Problem details.
Output the data word for word, dropping every image.

Material.
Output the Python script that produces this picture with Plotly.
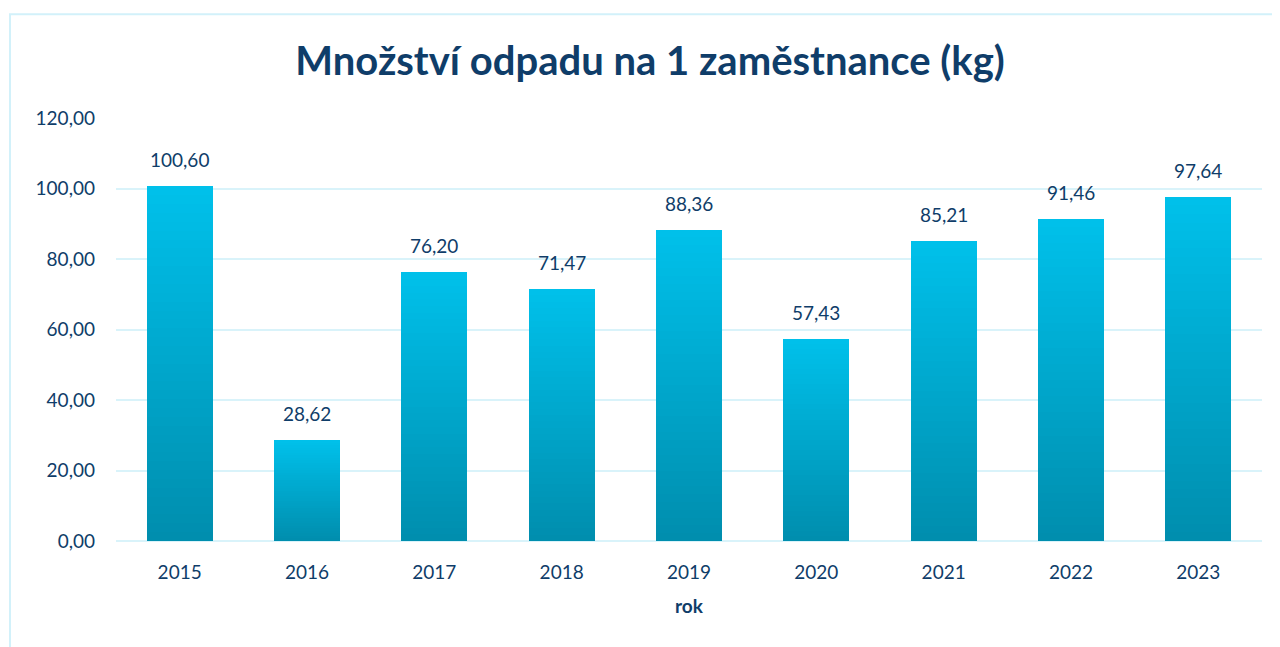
import plotly.graph_objects as go

years = ["2015", "2016", "2017", "2018", "2019", "2020", "2021", "2022", "2023"]
values = [100.60, 28.62, 76.20, 71.47, 88.36, 57.43, 85.21, 91.46, 97.64]
value_labels = ["100,60", "28,62", "76,20", "71,47", "88,36", "57,43", "85,21", "91,46", "97,64"]
y_ticks = [0, 20, 40, 60, 80, 100, 120]
y_tick_labels = ["0,00", "20,00", "40,00", "60,00", "80,00", "100,00", "120,00"]

TEXT = "#0f3d69"
FONT = "Lato"
top_rgb = (0, 192, 234)
bot_rgb = (0, 142, 174)
N = 40
pos = list(range(len(years)))

fig = go.Figure()
for i in range(N):
    t = i / (N - 1)
    c = tuple(round(bot_rgb[k] + (top_rgb[k] - bot_rgb[k]) * t) for k in range(3))
    fig.add_trace(go.Bar(
        x=pos, y=[v / N for v in values],
        marker=dict(color="rgb(%d,%d,%d)" % c, line=dict(width=0)),
        width=0.52, showlegend=False, hoverinfo="skip",
    ))

for p, v, lab in zip(pos, values, value_labels):
    fig.add_annotation(x=p, y=v, xref="x", yref="y", text=lab, showarrow=False, yanchor="bottom",
                       yshift=13, font=dict(family=FONT, size=19, color=TEXT))

fig.add_shape(type="rect", xref="paper", yref="paper", x0=-0.0925, x1=1.3,
              y0=-0.6, y1=1.245, line=dict(color="#d2f1fa", width=2), layer="below")

fig.update_layout(
    width=1280, height=647,
    barmode="stack",
    paper_bgcolor="white", plot_bgcolor="white",
    margin=dict(l=108, r=26, t=110, b=114),
    title=dict(text="<b>Množství odpadu na 1 zaměstnance (kg)</b>", x=0.5016, xanchor="center",
               y=0.918, yanchor="middle", font=dict(family=FONT, size=40, color=TEXT)),
    font=dict(family=FONT, color=TEXT),
    xaxis=dict(range=[-0.5, len(years) - 0.5], tickvals=pos, ticktext=years,
               showgrid=False, showline=False, zeroline=False, ticks="",
               tickfont=dict(family=FONT, size=19, color=TEXT), ticklabelstandoff=18,
               title=dict(text="<b>rok</b>", font=dict(family=FONT, size=19, color=TEXT), standoff=17)),
    yaxis=dict(range=[0, 120], tickvals=y_ticks, ticktext=y_tick_labels,
               showgrid=True, gridcolor="#d9f3fa", gridwidth=2, zeroline=True,
               zerolinecolor="#d9f3fa", zerolinewidth=2, showline=False, ticks="",
               tickfont=dict(family=FONT, size=19, color=TEXT), ticklabelstandoff=20),
)

fig.write_html("out.html")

Full output.
Output the Python script that produces this picture with Plotly.
import plotly.graph_objects as go

years = ["2015", "2016", "2017", "2018", "2019", "2020", "2021", "2022", "2023"]
values = [100.60, 28.62, 76.20, 71.47, 88.36, 57.43, 85.21, 91.46, 97.64]
value_labels = ["100,60", "28,62", "76,20", "71,47", "88,36", "57,43", "85,21", "91,46", "97,64"]
y_ticks = [0, 20, 40, 60, 80, 100, 120]
y_tick_labels = ["0,00", "20,00", "40,00", "60,00", "80,00", "100,00", "120,00"]

TEXT = "#0f3d69"
FONT = "Lato"
top_rgb = (0, 192, 234)
bot_rgb = (0, 142, 174)
N = 40
pos = list(range(len(years)))

fig = go.Figure()
for i in range(N):
    t = i / (N - 1)
    c = tuple(round(bot_rgb[k] + (top_rgb[k] - bot_rgb[k]) * t) for k in range(3))
    fig.add_trace(go.Bar(
        x=pos, y=[v / N for v in values],
        marker=dict(color="rgb(%d,%d,%d)" % c, line=dict(width=0)),
        width=0.52, showlegend=False, hoverinfo="skip",
    ))

for p, v, lab in zip(pos, values, value_labels):
    fig.add_annotation(x=p, y=v, xref="x", yref="y", text=lab, showarrow=False, yanchor="bottom",
                       yshift=13, font=dict(family=FONT, size=19, color=TEXT))

fig.add_shape(type="rect", xref="paper", yref="paper", x0=-0.0925, x1=1.3,
              y0=-0.6, y1=1.245, line=dict(color="#d2f1fa", width=2), layer="below")

fig.update_layout(
    width=1280, height=647,
    barmode="stack",
    paper_bgcolor="white", plot_bgcolor="white",
    margin=dict(l=108, r=26, t=110, b=114),
    title=dict(text="<b>Množství odpadu na 1 zaměstnance (kg)</b>", x=0.5016, xanchor="center",
               y=0.918, yanchor="middle", font=dict(family=FONT, size=40, color=TEXT)),
    font=dict(family=FONT, color=TEXT),
    xaxis=dict(range=[-0.5, len(years) - 0.5], tickvals=pos, ticktext=years,
               showgrid=False, showline=False, zeroline=False, ticks="",
               tickfont=dict(family=FONT, size=19, color=TEXT), ticklabelstandoff=18,
               title=dict(text="<b>rok</b>", font=dict(family=FONT, size=19, color=TEXT), standoff=17)),
    yaxis=dict(range=[0, 120], tickvals=y_ticks, ticktext=y_tick_labels,
               showgrid=True, gridcolor="#d9f3fa", gridwidth=2, zeroline=True,
               zerolinecolor="#d9f3fa", zerolinewidth=2, showline=False, ticks="",
               tickfont=dict(family=FONT, size=19, color=TEXT), ticklabelstandoff=20),
)

fig.write_html("out.html")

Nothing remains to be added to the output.